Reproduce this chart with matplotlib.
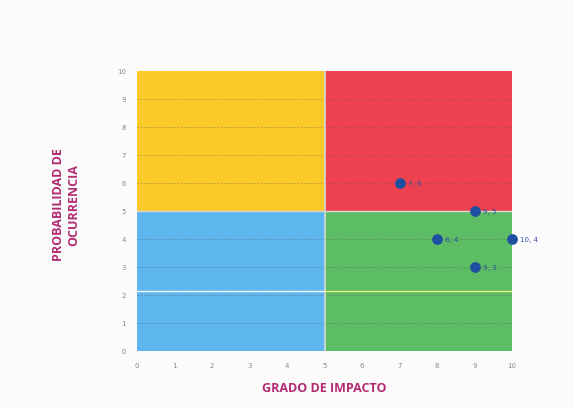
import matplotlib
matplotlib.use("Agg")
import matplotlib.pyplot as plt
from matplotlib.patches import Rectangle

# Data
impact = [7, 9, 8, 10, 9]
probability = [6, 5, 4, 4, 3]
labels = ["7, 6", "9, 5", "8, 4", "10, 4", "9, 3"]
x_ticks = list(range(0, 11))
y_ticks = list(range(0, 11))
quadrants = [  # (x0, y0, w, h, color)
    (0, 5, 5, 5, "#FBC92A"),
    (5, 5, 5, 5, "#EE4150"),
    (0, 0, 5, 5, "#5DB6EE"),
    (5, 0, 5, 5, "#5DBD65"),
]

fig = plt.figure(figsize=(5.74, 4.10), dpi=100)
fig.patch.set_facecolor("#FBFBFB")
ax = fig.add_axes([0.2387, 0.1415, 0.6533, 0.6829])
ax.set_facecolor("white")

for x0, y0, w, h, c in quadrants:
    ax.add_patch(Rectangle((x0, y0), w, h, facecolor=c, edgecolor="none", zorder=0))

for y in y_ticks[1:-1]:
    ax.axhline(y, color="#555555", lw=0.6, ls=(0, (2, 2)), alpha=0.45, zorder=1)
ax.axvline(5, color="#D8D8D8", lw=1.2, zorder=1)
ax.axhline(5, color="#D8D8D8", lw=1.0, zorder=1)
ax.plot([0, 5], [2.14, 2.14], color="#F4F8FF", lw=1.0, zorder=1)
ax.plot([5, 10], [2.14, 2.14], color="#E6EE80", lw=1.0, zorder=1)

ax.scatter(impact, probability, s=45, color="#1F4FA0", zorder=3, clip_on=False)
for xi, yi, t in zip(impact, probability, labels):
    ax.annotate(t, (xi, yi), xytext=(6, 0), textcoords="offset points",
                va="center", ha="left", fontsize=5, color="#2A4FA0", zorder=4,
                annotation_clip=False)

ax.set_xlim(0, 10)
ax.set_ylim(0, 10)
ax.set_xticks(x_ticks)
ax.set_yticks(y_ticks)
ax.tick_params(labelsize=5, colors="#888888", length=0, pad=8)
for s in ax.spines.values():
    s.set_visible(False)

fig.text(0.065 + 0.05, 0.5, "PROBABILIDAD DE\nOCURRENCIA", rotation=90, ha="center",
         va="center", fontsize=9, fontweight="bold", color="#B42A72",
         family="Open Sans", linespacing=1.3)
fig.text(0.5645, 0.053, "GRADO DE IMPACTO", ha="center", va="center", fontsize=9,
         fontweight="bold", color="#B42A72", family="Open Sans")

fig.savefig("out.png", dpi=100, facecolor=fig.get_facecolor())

**********

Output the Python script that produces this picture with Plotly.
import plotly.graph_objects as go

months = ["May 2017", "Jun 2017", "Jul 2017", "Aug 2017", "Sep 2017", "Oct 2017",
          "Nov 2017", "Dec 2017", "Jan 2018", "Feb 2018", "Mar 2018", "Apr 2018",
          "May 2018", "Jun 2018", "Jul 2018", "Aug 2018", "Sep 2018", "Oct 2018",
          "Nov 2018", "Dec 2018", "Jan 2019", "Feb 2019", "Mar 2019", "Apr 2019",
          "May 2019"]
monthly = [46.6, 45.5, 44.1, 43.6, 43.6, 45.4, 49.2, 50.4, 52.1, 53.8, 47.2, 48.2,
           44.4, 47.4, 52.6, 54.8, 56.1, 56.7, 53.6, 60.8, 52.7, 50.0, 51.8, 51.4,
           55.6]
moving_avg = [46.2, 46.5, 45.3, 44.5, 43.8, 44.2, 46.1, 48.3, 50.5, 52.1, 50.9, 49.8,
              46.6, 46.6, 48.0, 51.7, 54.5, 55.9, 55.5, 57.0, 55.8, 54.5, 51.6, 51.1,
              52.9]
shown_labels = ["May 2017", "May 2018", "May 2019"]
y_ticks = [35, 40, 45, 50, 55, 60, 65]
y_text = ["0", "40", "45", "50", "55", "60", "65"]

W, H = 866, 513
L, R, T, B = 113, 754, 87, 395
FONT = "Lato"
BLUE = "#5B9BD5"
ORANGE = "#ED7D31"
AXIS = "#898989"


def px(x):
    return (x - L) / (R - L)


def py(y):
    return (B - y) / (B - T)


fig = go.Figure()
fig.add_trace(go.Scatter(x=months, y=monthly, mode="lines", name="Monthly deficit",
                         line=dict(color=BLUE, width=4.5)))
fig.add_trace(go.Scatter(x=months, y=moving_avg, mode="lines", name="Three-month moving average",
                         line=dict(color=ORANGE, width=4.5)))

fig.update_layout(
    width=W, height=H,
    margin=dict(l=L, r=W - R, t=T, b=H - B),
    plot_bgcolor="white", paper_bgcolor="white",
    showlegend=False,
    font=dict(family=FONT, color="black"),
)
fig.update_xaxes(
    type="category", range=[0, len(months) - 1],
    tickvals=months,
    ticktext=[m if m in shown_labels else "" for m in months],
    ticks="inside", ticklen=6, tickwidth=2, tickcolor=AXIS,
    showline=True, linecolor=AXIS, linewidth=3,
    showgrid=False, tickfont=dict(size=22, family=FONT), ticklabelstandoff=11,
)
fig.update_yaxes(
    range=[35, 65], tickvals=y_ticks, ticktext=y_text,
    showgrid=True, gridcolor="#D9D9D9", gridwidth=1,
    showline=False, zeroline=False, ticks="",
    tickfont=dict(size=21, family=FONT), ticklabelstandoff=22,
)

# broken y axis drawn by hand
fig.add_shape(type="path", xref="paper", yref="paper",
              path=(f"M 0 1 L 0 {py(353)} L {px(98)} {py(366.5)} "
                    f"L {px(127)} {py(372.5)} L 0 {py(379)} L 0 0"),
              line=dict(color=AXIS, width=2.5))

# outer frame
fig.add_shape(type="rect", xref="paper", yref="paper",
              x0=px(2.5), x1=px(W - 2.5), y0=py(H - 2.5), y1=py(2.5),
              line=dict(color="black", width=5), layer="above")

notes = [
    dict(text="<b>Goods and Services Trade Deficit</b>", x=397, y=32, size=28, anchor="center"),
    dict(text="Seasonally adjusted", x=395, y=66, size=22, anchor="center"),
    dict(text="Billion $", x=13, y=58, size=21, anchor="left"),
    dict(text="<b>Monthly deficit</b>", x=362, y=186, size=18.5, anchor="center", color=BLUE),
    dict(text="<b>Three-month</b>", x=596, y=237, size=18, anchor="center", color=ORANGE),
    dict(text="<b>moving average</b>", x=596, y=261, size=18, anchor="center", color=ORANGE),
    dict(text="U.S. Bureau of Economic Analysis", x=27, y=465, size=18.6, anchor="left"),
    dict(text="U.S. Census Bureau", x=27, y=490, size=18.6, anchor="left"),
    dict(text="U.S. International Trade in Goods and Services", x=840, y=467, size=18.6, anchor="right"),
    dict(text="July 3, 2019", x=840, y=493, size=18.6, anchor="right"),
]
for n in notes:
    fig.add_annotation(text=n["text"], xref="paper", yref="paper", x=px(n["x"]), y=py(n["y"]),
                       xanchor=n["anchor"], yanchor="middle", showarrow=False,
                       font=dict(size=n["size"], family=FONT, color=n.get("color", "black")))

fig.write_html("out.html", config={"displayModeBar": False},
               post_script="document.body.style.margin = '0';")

**********

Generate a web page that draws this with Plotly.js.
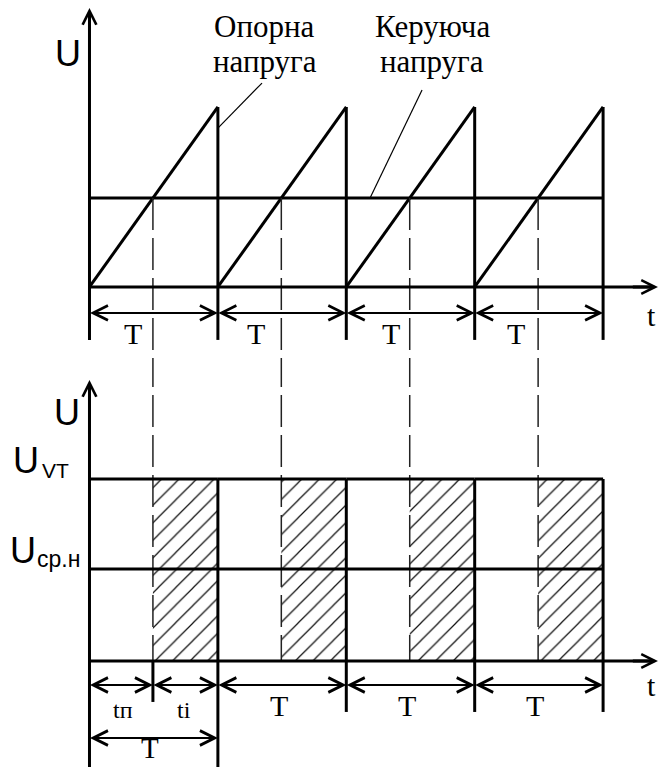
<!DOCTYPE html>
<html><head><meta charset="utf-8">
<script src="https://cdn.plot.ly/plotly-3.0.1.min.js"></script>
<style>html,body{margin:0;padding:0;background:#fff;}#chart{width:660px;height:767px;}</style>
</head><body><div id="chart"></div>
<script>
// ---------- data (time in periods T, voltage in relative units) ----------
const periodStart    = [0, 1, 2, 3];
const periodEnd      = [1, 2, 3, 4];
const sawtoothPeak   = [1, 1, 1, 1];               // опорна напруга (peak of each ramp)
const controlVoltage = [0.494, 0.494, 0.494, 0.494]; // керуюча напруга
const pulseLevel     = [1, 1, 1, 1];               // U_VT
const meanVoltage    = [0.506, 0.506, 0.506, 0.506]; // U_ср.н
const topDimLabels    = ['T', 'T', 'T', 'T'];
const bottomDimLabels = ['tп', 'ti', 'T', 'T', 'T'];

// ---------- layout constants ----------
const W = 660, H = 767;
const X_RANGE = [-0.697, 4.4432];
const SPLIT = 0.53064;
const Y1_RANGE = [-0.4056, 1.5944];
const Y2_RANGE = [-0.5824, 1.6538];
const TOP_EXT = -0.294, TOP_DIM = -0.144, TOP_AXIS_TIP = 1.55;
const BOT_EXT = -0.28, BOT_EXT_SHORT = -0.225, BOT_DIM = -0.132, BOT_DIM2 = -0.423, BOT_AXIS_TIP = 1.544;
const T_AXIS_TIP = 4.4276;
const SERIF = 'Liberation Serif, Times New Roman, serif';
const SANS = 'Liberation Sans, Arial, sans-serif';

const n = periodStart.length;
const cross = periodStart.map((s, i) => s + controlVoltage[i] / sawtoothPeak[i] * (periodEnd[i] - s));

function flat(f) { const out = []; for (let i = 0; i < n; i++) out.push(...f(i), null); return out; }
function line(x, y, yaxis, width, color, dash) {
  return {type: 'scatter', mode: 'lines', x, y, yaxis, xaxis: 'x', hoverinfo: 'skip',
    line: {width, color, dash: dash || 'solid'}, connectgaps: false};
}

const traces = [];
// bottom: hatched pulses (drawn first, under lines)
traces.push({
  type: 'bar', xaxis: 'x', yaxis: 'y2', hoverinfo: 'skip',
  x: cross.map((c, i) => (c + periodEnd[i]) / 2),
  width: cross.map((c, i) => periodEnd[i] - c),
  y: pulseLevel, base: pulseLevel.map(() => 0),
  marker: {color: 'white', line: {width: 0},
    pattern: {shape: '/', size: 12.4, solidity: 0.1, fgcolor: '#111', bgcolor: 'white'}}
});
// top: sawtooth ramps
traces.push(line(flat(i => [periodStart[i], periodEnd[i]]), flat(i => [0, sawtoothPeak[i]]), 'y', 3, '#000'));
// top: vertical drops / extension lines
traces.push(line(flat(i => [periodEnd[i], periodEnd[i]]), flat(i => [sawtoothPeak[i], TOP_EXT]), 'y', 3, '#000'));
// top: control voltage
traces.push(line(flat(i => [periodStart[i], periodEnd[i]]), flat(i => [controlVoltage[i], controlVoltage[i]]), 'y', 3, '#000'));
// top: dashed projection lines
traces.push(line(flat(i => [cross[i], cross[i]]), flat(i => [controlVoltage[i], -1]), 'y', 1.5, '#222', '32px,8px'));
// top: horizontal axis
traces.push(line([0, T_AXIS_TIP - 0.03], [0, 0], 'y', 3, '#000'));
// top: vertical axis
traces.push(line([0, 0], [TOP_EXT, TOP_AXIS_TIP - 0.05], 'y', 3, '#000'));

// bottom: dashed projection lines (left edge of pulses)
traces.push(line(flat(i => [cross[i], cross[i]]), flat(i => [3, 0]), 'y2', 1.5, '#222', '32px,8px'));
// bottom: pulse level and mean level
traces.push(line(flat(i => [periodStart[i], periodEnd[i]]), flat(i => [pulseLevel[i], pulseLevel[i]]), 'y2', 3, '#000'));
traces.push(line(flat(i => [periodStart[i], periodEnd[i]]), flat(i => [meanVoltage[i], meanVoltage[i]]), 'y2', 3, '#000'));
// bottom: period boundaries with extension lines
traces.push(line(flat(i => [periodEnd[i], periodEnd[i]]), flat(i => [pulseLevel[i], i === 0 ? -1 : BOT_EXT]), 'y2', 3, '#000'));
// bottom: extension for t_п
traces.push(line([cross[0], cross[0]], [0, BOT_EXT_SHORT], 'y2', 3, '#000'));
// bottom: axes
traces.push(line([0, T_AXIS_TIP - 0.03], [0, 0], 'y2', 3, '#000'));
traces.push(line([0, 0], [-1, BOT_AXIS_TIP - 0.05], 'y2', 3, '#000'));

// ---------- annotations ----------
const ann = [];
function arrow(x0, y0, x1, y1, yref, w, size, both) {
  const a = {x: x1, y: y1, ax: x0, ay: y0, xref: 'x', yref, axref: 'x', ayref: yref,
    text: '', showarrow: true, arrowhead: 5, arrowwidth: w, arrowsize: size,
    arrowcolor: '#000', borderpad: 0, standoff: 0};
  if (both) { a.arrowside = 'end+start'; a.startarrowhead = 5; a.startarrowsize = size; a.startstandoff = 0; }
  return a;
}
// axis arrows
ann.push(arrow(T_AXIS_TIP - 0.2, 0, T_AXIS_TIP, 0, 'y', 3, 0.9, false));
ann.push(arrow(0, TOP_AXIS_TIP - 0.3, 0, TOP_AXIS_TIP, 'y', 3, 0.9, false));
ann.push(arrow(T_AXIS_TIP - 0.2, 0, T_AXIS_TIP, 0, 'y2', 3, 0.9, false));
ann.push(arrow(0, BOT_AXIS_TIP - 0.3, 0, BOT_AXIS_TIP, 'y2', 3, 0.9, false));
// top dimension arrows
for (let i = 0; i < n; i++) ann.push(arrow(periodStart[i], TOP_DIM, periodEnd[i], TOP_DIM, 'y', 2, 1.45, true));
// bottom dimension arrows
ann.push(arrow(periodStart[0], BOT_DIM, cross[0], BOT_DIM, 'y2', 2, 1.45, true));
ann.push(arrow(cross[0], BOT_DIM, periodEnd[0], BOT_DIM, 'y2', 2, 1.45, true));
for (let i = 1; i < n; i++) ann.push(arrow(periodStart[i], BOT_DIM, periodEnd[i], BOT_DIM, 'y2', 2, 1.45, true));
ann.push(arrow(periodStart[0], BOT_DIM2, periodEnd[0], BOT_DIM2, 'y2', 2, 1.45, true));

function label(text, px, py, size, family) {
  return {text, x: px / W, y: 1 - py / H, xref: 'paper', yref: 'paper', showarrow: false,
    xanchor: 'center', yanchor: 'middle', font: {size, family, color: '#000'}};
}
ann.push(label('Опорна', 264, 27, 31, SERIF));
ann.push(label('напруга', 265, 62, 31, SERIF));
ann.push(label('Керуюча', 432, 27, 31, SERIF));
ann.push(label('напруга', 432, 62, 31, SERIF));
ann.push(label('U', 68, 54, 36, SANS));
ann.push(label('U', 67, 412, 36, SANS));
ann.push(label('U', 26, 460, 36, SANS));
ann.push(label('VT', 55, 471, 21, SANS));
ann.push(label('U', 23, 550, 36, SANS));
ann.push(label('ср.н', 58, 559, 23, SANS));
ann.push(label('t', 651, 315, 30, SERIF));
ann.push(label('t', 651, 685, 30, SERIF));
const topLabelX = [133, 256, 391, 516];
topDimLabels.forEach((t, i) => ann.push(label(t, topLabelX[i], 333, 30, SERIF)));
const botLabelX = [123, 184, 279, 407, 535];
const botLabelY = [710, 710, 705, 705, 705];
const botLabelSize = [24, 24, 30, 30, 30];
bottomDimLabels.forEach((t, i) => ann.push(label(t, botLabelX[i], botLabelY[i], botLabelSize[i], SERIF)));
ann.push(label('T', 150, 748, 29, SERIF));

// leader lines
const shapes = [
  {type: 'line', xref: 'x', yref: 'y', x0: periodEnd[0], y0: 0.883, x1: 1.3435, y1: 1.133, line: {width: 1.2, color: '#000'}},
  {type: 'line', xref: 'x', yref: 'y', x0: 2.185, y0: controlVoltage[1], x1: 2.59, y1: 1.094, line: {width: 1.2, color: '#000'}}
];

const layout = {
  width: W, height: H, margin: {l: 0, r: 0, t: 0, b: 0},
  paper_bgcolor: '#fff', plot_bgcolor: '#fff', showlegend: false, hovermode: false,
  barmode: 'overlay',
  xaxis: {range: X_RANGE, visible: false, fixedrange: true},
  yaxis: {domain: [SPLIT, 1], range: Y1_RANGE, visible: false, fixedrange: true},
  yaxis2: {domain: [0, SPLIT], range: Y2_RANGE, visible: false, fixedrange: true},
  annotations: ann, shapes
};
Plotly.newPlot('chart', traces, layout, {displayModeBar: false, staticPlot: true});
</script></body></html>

**********

INSTRUCTION
Using the entries above, reproduce word for word only the lines from the one that contains "Generate a web" to the one that contains "const bottomDimLabels = ['tп', 'ti', 'T', 'T', 'T'];", both ends included, and drop every picture.

SOLUTION TO THIS PROBLEM
Generate a web page that draws this with Plotly.js.
<!DOCTYPE html>
<html><head><meta charset="utf-8">
<script src="https://cdn.plot.ly/plotly-3.0.1.min.js"></script>
<style>html,body{margin:0;padding:0;background:#fff;}#chart{width:660px;height:767px;}</style>
</head><body><div id="chart"></div>
<script>
// ---------- data (time in periods T, voltage in relative units) ----------
const periodStart    = [0, 1, 2, 3];
const periodEnd      = [1, 2, 3, 4];
const sawtoothPeak   = [1, 1, 1, 1];               // опорна напруга (peak of each ramp)
const controlVoltage = [0.494, 0.494, 0.494, 0.494]; // керуюча напруга
const pulseLevel     = [1, 1, 1, 1];               // U_VT
const meanVoltage    = [0.506, 0.506, 0.506, 0.506]; // U_ср.н
const topDimLabels    = ['T', 'T', 'T', 'T'];
const bottomDimLabels = ['tп', 'ti', 'T', 'T', 'T'];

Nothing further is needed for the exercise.